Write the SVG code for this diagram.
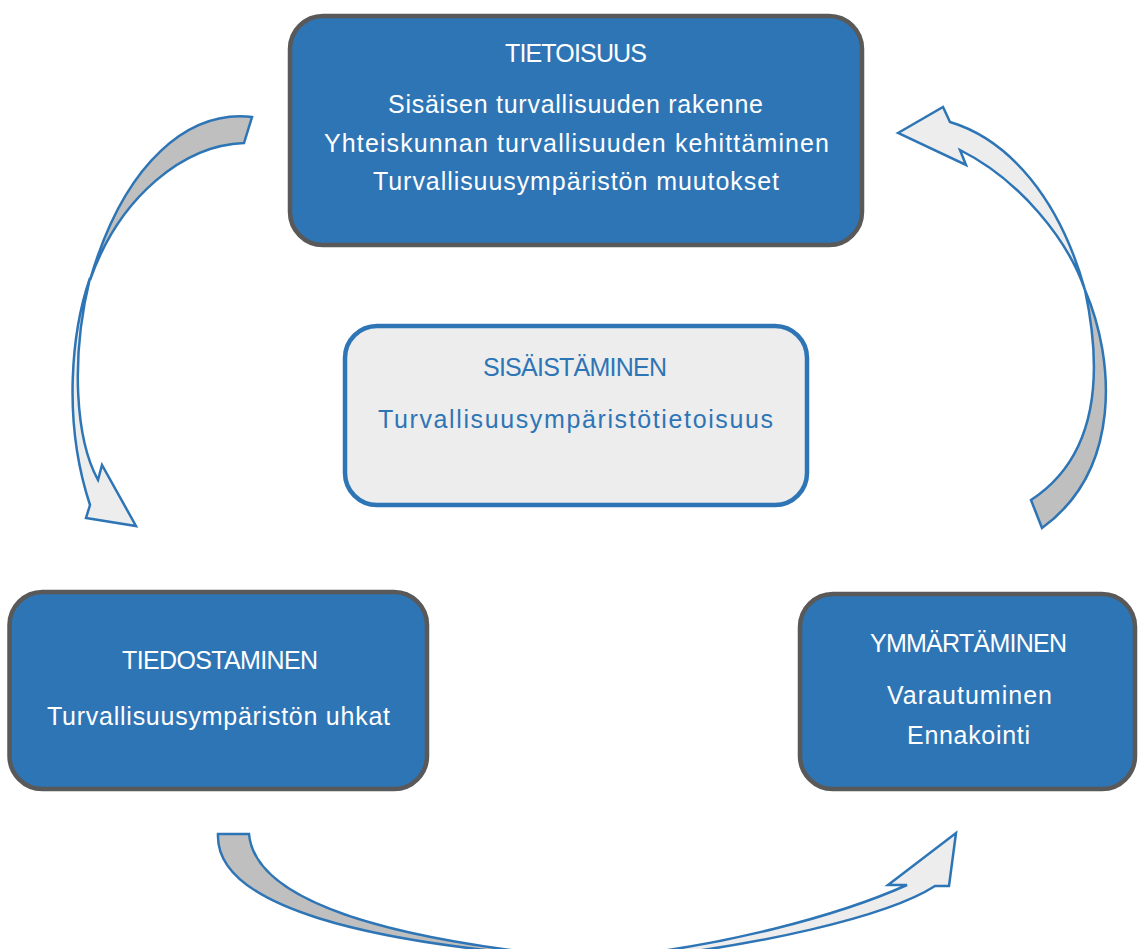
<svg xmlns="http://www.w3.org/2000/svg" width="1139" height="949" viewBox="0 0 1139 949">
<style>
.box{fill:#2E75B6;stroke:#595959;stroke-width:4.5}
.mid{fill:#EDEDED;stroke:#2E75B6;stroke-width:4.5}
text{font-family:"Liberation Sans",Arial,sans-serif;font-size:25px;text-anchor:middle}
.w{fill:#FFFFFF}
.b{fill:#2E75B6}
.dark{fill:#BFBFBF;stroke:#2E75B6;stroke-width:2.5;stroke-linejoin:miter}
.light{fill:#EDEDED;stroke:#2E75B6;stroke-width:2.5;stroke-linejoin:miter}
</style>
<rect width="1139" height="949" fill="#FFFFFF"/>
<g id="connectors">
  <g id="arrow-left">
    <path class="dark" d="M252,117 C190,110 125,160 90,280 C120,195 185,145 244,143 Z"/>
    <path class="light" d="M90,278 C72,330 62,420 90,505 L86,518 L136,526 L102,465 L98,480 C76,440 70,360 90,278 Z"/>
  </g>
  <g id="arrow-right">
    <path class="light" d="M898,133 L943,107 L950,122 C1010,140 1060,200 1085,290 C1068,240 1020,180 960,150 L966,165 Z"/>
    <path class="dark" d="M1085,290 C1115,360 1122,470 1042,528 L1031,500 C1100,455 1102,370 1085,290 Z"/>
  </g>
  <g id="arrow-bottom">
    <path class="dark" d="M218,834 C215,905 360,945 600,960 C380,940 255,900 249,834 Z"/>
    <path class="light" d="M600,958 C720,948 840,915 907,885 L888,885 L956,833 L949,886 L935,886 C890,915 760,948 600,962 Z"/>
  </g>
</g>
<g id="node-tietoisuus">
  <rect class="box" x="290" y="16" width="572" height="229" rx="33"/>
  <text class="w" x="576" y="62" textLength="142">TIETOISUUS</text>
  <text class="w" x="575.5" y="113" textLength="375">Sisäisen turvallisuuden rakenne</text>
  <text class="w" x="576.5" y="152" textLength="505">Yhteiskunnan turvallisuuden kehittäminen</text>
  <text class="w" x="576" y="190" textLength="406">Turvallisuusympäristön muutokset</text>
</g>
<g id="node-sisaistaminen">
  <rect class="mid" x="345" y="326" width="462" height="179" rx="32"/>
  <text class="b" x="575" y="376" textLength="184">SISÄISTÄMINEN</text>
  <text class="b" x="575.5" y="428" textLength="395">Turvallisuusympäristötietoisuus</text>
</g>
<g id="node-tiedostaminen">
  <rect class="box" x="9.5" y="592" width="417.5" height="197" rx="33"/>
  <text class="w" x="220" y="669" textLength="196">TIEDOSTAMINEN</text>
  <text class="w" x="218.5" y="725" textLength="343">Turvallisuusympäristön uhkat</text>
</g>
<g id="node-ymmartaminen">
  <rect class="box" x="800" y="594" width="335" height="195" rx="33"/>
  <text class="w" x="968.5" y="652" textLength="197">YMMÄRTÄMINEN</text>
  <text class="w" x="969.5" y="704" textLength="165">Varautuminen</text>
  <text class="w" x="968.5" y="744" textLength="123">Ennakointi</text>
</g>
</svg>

### [SET PROBLEM]
Replicate the material above verbatim; images stay out of the copy.

### [IN RESPONSE]
Write the SVG code for this diagram.
<svg xmlns="http://www.w3.org/2000/svg" width="1139" height="949" viewBox="0 0 1139 949">
<style>
.box{fill:#2E75B6;stroke:#595959;stroke-width:4.5}
.mid{fill:#EDEDED;stroke:#2E75B6;stroke-width:4.5}
text{font-family:"Liberation Sans",Arial,sans-serif;font-size:25px;text-anchor:middle}
.w{fill:#FFFFFF}
.b{fill:#2E75B6}
.dark{fill:#BFBFBF;stroke:#2E75B6;stroke-width:2.5;stroke-linejoin:miter}
.light{fill:#EDEDED;stroke:#2E75B6;stroke-width:2.5;stroke-linejoin:miter}
</style>
<rect width="1139" height="949" fill="#FFFFFF"/>
<g id="connectors">
  <g id="arrow-left">
    <path class="dark" d="M252,117 C190,110 125,160 90,280 C120,195 185,145 244,143 Z"/>
    <path class="light" d="M90,278 C72,330 62,420 90,505 L86,518 L136,526 L102,465 L98,480 C76,440 70,360 90,278 Z"/>
  </g>
  <g id="arrow-right">
    <path class="light" d="M898,133 L943,107 L950,122 C1010,140 1060,200 1085,290 C1068,240 1020,180 960,150 L966,165 Z"/>
    <path class="dark" d="M1085,290 C1115,360 1122,470 1042,528 L1031,500 C1100,455 1102,370 1085,290 Z"/>
  </g>
  <g id="arrow-bottom">
    <path class="dark" d="M218,834 C215,905 360,945 600,960 C380,940 255,900 249,834 Z"/>
    <path class="light" d="M600,958 C720,948 840,915 907,885 L888,885 L956,833 L949,886 L935,886 C890,915 760,948 600,962 Z"/>
  </g>
</g>
<g id="node-tietoisuus">
  <rect class="box" x="290" y="16" width="572" height="229" rx="33"/>
  <text class="w" x="576" y="62" textLength="142">TIETOISUUS</text>
  <text class="w" x="575.5" y="113" textLength="375">Sisäisen turvallisuuden rakenne</text>
  <text class="w" x="576.5" y="152" textLength="505">Yhteiskunnan turvallisuuden kehittäminen</text>
  <text class="w" x="576" y="190" textLength="406">Turvallisuusympäristön muutokset</text>
</g>
<g id="node-sisaistaminen">
  <rect class="mid" x="345" y="326" width="462" height="179" rx="32"/>
  <text class="b" x="575" y="376" textLength="184">SISÄISTÄMINEN</text>
  <text class="b" x="575.5" y="428" textLength="395">Turvallisuusympäristötietoisuus</text>
</g>
<g id="node-tiedostaminen">
  <rect class="box" x="9.5" y="592" width="417.5" height="197" rx="33"/>
  <text class="w" x="220" y="669" textLength="196">TIEDOSTAMINEN</text>
  <text class="w" x="218.5" y="725" textLength="343">Turvallisuusympäristön uhkat</text>
</g>
<g id="node-ymmartaminen">
  <rect class="box" x="800" y="594" width="335" height="195" rx="33"/>
  <text class="w" x="968.5" y="652" textLength="197">YMMÄRTÄMINEN</text>
  <text class="w" x="969.5" y="704" textLength="165">Varautuminen</text>
  <text class="w" x="968.5" y="744" textLength="123">Ennakointi</text>
</g>
</svg>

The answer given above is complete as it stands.